Work required:
No pictures belong in the copy; return exactly the lines from the one with "Generate a Python" through the one with "from matplotlib.ticker import", both ends included, and nothing else.

%%

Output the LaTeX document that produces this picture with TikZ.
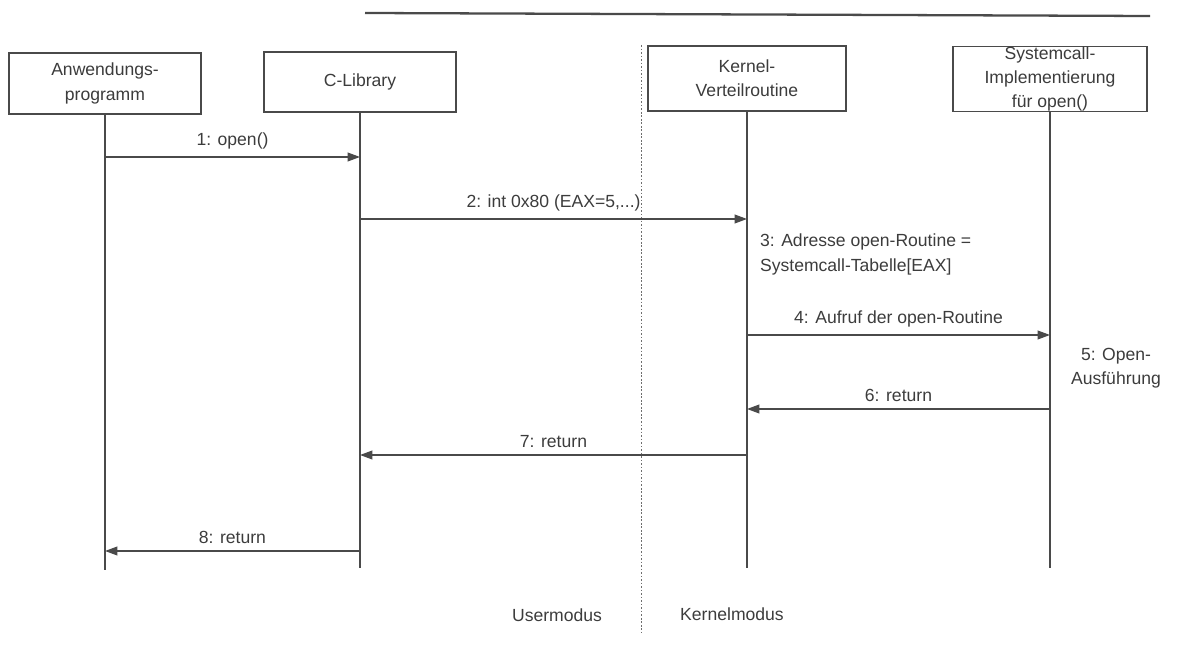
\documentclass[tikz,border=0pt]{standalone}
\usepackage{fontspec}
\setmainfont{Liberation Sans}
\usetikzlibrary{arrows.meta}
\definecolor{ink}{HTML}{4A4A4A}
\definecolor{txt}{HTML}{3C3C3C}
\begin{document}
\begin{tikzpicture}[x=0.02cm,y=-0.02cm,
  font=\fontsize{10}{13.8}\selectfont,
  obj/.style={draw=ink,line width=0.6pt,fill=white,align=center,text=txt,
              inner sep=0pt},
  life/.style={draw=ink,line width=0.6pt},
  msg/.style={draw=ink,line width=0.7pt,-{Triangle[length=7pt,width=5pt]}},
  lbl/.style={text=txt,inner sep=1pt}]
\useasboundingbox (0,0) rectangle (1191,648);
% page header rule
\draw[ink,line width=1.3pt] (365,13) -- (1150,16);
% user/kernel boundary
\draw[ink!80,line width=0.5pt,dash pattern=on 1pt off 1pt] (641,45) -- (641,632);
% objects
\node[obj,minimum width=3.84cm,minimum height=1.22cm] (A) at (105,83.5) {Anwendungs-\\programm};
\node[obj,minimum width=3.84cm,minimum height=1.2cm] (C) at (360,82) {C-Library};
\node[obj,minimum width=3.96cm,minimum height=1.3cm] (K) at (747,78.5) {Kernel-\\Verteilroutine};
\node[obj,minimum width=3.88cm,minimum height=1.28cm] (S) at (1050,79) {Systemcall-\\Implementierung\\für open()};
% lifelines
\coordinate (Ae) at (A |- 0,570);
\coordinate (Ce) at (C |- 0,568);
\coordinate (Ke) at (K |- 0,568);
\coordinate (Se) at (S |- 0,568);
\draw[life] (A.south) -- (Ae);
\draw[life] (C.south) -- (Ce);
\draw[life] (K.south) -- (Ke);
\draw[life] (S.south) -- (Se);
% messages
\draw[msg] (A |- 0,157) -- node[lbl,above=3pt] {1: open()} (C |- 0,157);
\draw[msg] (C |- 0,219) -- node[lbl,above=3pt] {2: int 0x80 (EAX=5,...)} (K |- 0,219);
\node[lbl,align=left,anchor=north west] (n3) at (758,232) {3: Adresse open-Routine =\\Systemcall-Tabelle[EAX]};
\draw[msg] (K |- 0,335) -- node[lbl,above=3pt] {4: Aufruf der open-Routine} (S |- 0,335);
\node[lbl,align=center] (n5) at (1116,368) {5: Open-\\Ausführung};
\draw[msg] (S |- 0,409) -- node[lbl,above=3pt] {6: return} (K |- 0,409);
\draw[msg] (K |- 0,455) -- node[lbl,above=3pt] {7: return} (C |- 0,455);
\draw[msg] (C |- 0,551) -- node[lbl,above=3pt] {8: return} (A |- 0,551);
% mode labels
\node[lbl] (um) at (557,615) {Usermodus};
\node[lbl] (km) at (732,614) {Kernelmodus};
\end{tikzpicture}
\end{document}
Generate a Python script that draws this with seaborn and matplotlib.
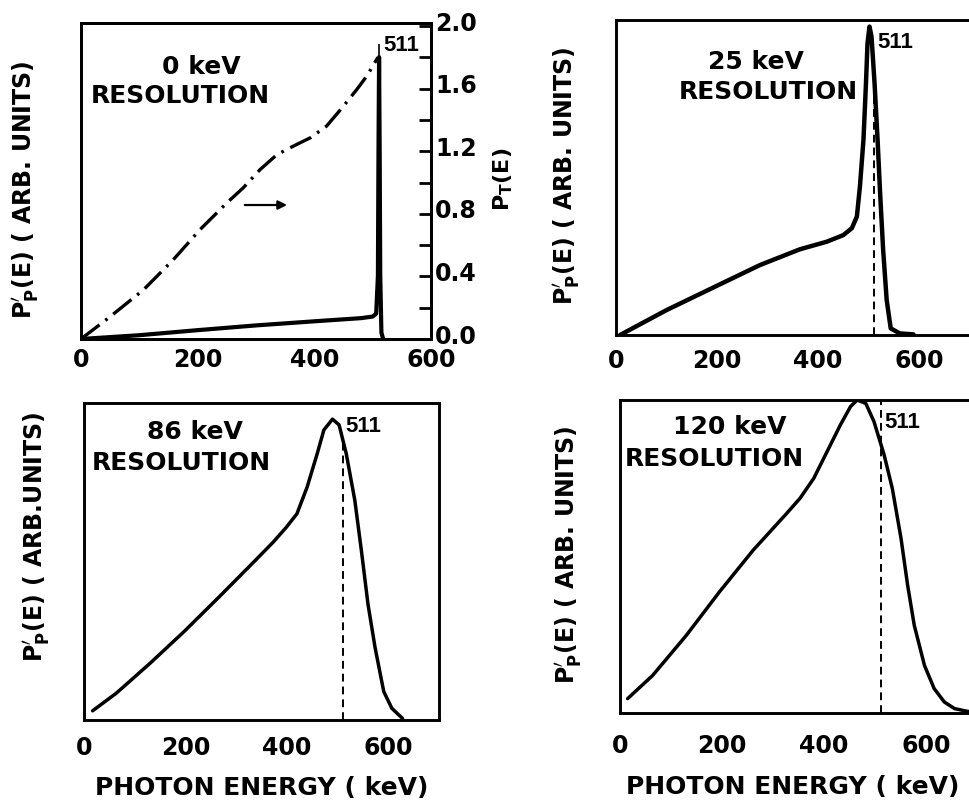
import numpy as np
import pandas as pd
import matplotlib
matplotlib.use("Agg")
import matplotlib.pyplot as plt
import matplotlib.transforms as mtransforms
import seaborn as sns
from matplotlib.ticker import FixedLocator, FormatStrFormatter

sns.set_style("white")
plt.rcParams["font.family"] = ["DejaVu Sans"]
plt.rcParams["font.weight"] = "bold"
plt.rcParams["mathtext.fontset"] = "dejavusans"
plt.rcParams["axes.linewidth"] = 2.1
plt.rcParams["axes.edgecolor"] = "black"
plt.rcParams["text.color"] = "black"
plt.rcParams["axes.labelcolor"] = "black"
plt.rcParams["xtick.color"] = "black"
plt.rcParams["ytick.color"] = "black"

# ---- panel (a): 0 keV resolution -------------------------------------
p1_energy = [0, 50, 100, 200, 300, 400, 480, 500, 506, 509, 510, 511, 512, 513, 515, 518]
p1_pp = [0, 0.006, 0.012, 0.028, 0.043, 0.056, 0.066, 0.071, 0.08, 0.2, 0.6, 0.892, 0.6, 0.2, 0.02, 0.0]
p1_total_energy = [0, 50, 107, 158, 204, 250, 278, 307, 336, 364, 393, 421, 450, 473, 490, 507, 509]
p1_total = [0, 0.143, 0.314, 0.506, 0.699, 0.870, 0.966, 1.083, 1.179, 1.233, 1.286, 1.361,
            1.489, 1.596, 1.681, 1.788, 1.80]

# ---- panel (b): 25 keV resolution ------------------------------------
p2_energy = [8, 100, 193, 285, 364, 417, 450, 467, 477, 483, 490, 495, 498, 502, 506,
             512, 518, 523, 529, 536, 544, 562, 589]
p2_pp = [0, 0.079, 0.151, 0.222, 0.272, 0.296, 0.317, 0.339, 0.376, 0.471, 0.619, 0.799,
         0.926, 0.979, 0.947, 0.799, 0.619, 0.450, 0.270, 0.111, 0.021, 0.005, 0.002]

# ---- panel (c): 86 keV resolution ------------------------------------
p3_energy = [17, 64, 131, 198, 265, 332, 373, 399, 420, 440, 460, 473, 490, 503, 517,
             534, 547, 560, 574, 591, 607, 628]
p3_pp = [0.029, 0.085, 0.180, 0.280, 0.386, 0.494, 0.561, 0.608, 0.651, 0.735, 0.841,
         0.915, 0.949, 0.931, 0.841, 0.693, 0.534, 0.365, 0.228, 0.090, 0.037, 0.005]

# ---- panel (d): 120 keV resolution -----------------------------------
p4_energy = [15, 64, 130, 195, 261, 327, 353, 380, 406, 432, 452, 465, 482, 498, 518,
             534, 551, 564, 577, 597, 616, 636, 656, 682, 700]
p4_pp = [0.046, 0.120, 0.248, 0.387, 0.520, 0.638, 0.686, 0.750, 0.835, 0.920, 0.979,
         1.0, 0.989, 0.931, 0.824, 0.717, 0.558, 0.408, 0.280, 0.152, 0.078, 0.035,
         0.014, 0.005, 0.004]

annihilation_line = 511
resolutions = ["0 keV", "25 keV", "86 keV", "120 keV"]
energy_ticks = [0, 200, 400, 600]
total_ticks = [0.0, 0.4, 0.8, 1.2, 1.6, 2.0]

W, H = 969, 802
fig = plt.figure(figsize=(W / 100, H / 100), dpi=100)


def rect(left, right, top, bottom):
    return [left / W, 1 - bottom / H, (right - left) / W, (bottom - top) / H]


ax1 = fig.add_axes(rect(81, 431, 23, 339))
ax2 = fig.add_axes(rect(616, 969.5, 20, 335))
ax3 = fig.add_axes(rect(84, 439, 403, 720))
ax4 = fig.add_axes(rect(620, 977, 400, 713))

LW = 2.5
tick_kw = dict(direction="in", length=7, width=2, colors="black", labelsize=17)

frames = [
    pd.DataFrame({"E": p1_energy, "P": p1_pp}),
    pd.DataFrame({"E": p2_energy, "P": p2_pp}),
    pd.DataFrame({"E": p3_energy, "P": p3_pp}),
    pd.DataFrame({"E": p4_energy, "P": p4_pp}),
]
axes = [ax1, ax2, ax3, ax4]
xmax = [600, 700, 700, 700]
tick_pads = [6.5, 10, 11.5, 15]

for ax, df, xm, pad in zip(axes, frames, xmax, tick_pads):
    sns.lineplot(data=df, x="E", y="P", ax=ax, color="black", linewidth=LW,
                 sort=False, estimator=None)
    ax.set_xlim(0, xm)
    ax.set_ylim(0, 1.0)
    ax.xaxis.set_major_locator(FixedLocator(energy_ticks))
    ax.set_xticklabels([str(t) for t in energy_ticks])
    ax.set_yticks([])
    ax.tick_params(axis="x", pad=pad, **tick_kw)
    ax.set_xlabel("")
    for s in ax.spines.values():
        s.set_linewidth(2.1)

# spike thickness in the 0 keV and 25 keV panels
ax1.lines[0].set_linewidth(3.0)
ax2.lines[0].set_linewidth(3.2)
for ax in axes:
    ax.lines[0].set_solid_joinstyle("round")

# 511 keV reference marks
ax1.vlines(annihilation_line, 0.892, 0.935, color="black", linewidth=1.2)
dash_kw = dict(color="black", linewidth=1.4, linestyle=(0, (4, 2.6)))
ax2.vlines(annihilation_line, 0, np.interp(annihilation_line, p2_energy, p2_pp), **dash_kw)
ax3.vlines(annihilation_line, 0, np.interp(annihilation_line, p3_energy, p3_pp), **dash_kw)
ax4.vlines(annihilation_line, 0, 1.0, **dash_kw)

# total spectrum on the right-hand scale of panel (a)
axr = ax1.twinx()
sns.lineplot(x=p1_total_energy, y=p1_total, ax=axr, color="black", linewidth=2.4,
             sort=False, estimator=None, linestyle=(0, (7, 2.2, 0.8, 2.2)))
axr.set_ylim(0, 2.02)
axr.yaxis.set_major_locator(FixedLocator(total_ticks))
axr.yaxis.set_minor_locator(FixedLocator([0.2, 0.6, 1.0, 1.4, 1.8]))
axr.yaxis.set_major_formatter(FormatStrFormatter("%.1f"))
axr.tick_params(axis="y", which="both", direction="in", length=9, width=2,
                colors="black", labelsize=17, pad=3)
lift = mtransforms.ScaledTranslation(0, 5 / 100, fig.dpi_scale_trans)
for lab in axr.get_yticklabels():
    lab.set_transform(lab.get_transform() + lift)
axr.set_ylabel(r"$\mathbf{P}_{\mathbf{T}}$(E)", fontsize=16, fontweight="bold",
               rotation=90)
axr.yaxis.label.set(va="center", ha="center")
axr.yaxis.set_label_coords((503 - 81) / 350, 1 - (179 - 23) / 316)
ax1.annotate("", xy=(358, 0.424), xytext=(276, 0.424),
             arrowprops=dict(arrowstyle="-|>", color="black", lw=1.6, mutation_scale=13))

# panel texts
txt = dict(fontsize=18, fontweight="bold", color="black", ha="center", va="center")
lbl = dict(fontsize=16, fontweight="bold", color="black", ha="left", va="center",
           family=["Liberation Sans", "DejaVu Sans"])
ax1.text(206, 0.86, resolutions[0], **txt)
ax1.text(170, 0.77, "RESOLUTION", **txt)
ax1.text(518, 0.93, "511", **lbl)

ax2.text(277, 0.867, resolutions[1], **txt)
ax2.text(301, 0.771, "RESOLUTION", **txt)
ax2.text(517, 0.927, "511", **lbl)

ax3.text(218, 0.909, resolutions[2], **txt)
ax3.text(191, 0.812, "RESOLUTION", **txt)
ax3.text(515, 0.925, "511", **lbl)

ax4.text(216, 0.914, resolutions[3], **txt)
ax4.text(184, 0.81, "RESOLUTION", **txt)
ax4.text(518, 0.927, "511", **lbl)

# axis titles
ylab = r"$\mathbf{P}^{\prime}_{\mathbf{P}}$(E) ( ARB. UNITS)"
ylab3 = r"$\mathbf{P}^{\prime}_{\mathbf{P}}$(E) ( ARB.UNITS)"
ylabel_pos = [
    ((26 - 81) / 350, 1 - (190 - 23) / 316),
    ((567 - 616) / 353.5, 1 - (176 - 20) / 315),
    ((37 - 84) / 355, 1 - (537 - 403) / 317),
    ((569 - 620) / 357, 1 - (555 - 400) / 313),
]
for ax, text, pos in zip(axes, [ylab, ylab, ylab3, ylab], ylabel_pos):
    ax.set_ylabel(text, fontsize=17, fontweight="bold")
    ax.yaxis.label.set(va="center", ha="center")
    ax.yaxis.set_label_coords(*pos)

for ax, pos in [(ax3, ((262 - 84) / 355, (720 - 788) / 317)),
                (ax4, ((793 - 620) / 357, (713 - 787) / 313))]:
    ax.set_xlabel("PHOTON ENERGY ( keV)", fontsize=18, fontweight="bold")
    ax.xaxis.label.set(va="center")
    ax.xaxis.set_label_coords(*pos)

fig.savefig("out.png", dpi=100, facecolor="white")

%%

Written solution:
Generate a Python script that draws this with seaborn and matplotlib.
import numpy as np
import pandas as pd
import matplotlib
matplotlib.use("Agg")
import matplotlib.pyplot as plt
import matplotlib.transforms as mtransforms
import seaborn as sns
from matplotlib.ticker import FixedLocator, FormatStrFormatter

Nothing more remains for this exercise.